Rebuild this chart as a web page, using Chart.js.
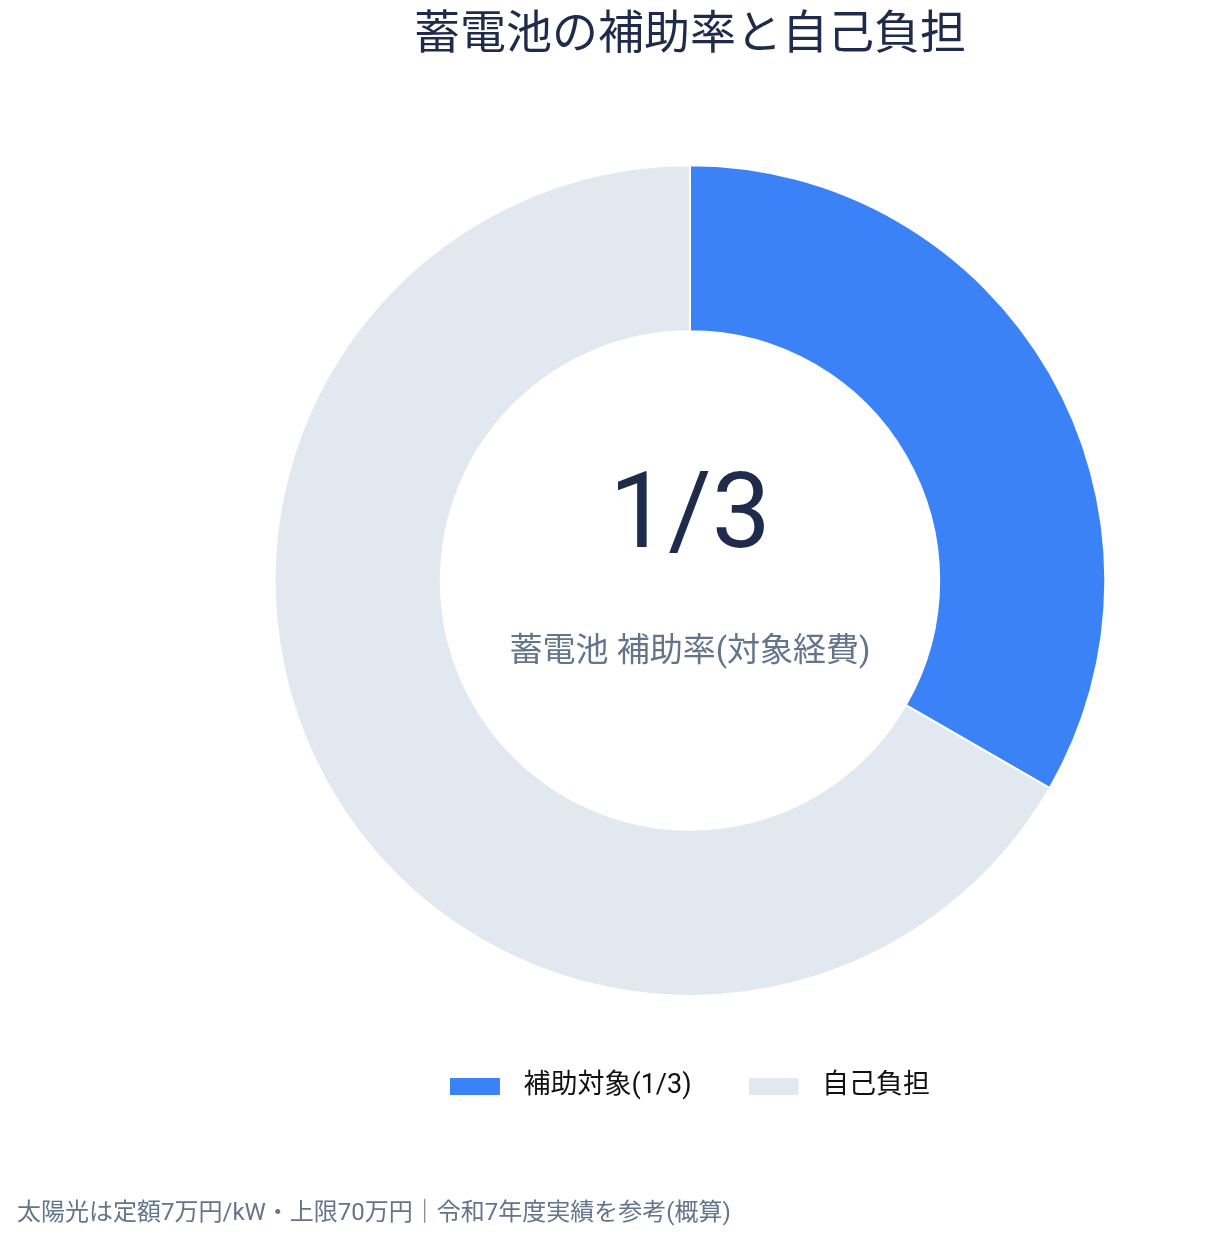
<!DOCTYPE html>
<html lang="ja">
<head>
<meta charset="utf-8">
<script src="https://cdn.jsdelivr.net/npm/chart.js@4.4.1/dist/chart.umd.min.js"></script>
<style>
  html, body { margin: 0; padding: 0; background: #fff; }
  #wrap { width: 1225px; height: 1242px; position: relative; }
</style>
</head>
<body>
<div id="wrap"><canvas id="chart"></canvas></div>
<script>
// データ
const labels = ['補助対象(1/3)', '自己負担'];
const shares = [1, 2];
const colors = ['#3b82f6', '#e2e8f0'];

const titleText = '蓄電池の補助率と自己負担';
const centerMain = '1/3';
const centerSub = '蓄電池 補助率(対象経費)';
const footNote = '太陽光は定額7万円/kW・上限70万円｜令和7年度実績を参考(概算)';

const FONT = 'Roboto, "Noto Sans CJK JP", sans-serif';

// 凡例の色見本 (左寄せの長方形 + 余白)
function makeSwatch(color) {
    const c = document.createElement('canvas');
    c.width = 60;
    c.height = 17;
    const g = c.getContext('2d');
    g.fillStyle = color;
    g.fillRect(0, 0, 50, 17);
    return c;
}

// 中央テキストと注記
const centerText = {
    id: 'centerText',
    afterDraw(chart) {
        const ctx = chart.ctx;
        const arc = chart.getDatasetMeta(0).data[0];
        if (!arc) return;
        const x = arc.x, y = arc.y;
        ctx.save();
        ctx.textAlign = 'center';
        ctx.textBaseline = 'middle';
        ctx.fillStyle = '#1e2b4a';
        ctx.font = '400 105px ' + FONT;
        ctx.fillText(centerMain, x, y - 60);
        ctx.fillStyle = '#64748b';
        ctx.font = '400 33px ' + FONT;
        ctx.fillText(centerSub, x, y + 72);
        // 注記
        ctx.textAlign = 'left';
        ctx.font = '400 24px ' + FONT;
        ctx.fillText(footNote, 17, chart.height - 28);
        ctx.restore();
    }
};

new Chart(document.getElementById('chart'), {
    type: 'doughnut',
    data: {
        labels: labels,
        datasets: [{
            data: shares,
            backgroundColor: colors,
            borderColor: '#ffffff',
            borderWidth: 2
        }]
    },
    options: {
        responsive: true,
        maintainAspectRatio: false,
        animation: false,
        cutout: '60%',
        layout: { padding: { left: 155, right: 0, top: 0, bottom: 132 } },
        plugins: {
            title: {
                display: true,
                text: titleText,
                color: '#1e2b4a',
                font: { family: FONT, size: 46, weight: '400' },
                padding: { top: 9, bottom: 100 }
            },
            legend: {
                position: 'bottom',
                title: {
                    display: true,
                    text: '',
                    font: { size: 16 },
                    padding: 0
                },
                labels: {
                    color: '#111111',
                    font: { family: FONT, size: 27 },
                    usePointStyle: true,
                    pointStyleWidth: 60,
                    boxHeight: 17,
                    padding: 57,
                    generateLabels(chart) {
                        const items = Chart.overrides.doughnut.plugins.legend.labels.generateLabels(chart);
                        items.forEach((item, i) => {
                            item.pointStyle = makeSwatch(colors[i]);
                        });
                        return items;
                    }
                }
            },
            tooltip: { enabled: false }
        }
    },
    plugins: [centerText]
});
</script>
</body>
</html>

────────

### YOUR INSTRUCTIONS
Omit the pictures, then quote the rest of the material above exactly.

### REPLY TO THE EXERCISE
Rebuild this chart as a web page, using Chart.js.
<!DOCTYPE html>
<html lang="ja">
<head>
<meta charset="utf-8">
<script src="https://cdn.jsdelivr.net/npm/chart.js@4.4.1/dist/chart.umd.min.js"></script>
<style>
  html, body { margin: 0; padding: 0; background: #fff; }
  #wrap { width: 1225px; height: 1242px; position: relative; }
</style>
</head>
<body>
<div id="wrap"><canvas id="chart"></canvas></div>
<script>
// データ
const labels = ['補助対象(1/3)', '自己負担'];
const shares = [1, 2];
const colors = ['#3b82f6', '#e2e8f0'];

const titleText = '蓄電池の補助率と自己負担';
const centerMain = '1/3';
const centerSub = '蓄電池 補助率(対象経費)';
const footNote = '太陽光は定額7万円/kW・上限70万円｜令和7年度実績を参考(概算)';

const FONT = 'Roboto, "Noto Sans CJK JP", sans-serif';

// 凡例の色見本 (左寄せの長方形 + 余白)
function makeSwatch(color) {
    const c = document.createElement('canvas');
    c.width = 60;
    c.height = 17;
    const g = c.getContext('2d');
    g.fillStyle = color;
    g.fillRect(0, 0, 50, 17);
    return c;
}

// 中央テキストと注記
const centerText = {
    id: 'centerText',
    afterDraw(chart) {
        const ctx = chart.ctx;
        const arc = chart.getDatasetMeta(0).data[0];
        if (!arc) return;
        const x = arc.x, y = arc.y;
        ctx.save();
        ctx.textAlign = 'center';
        ctx.textBaseline = 'middle';
        ctx.fillStyle = '#1e2b4a';
        ctx.font = '400 105px ' + FONT;
        ctx.fillText(centerMain, x, y - 60);
        ctx.fillStyle = '#64748b';
        ctx.font = '400 33px ' + FONT;
        ctx.fillText(centerSub, x, y + 72);
        // 注記
        ctx.textAlign = 'left';
        ctx.font = '400 24px ' + FONT;
        ctx.fillText(footNote, 17, chart.height - 28);
        ctx.restore();
    }
};

new Chart(document.getElementById('chart'), {
    type: 'doughnut',
    data: {
        labels: labels,
        datasets: [{
            data: shares,
            backgroundColor: colors,
            borderColor: '#ffffff',
            borderWidth: 2
        }]
    },
    options: {
        responsive: true,
        maintainAspectRatio: false,
        animation: false,
        cutout: '60%',
        layout: { padding: { left: 155, right: 0, top: 0, bottom: 132 } },
        plugins: {
            title: {
                display: true,
                text: titleText,
                color: '#1e2b4a',
                font: { family: FONT, size: 46, weight: '400' },
                padding: { top: 9, bottom: 100 }
            },
            legend: {
                position: 'bottom',
                title: {
                    display: true,
                    text: '',
                    font: { size: 16 },
                    padding: 0
                },
                labels: {
                    color: '#111111',
                    font: { family: FONT, size: 27 },
                    usePointStyle: true,
                    pointStyleWidth: 60,
                    boxHeight: 17,
                    padding: 57,
                    generateLabels(chart) {
                        const items = Chart.overrides.doughnut.plugins.legend.labels.generateLabels(chart);
                        items.forEach((item, i) => {
                            item.pointStyle = makeSwatch(colors[i]);
                        });
                        return items;
                    }
                }
            },
            tooltip: { enabled: false }
        }
    },
    plugins: [centerText]
});
</script>
</body>
</html>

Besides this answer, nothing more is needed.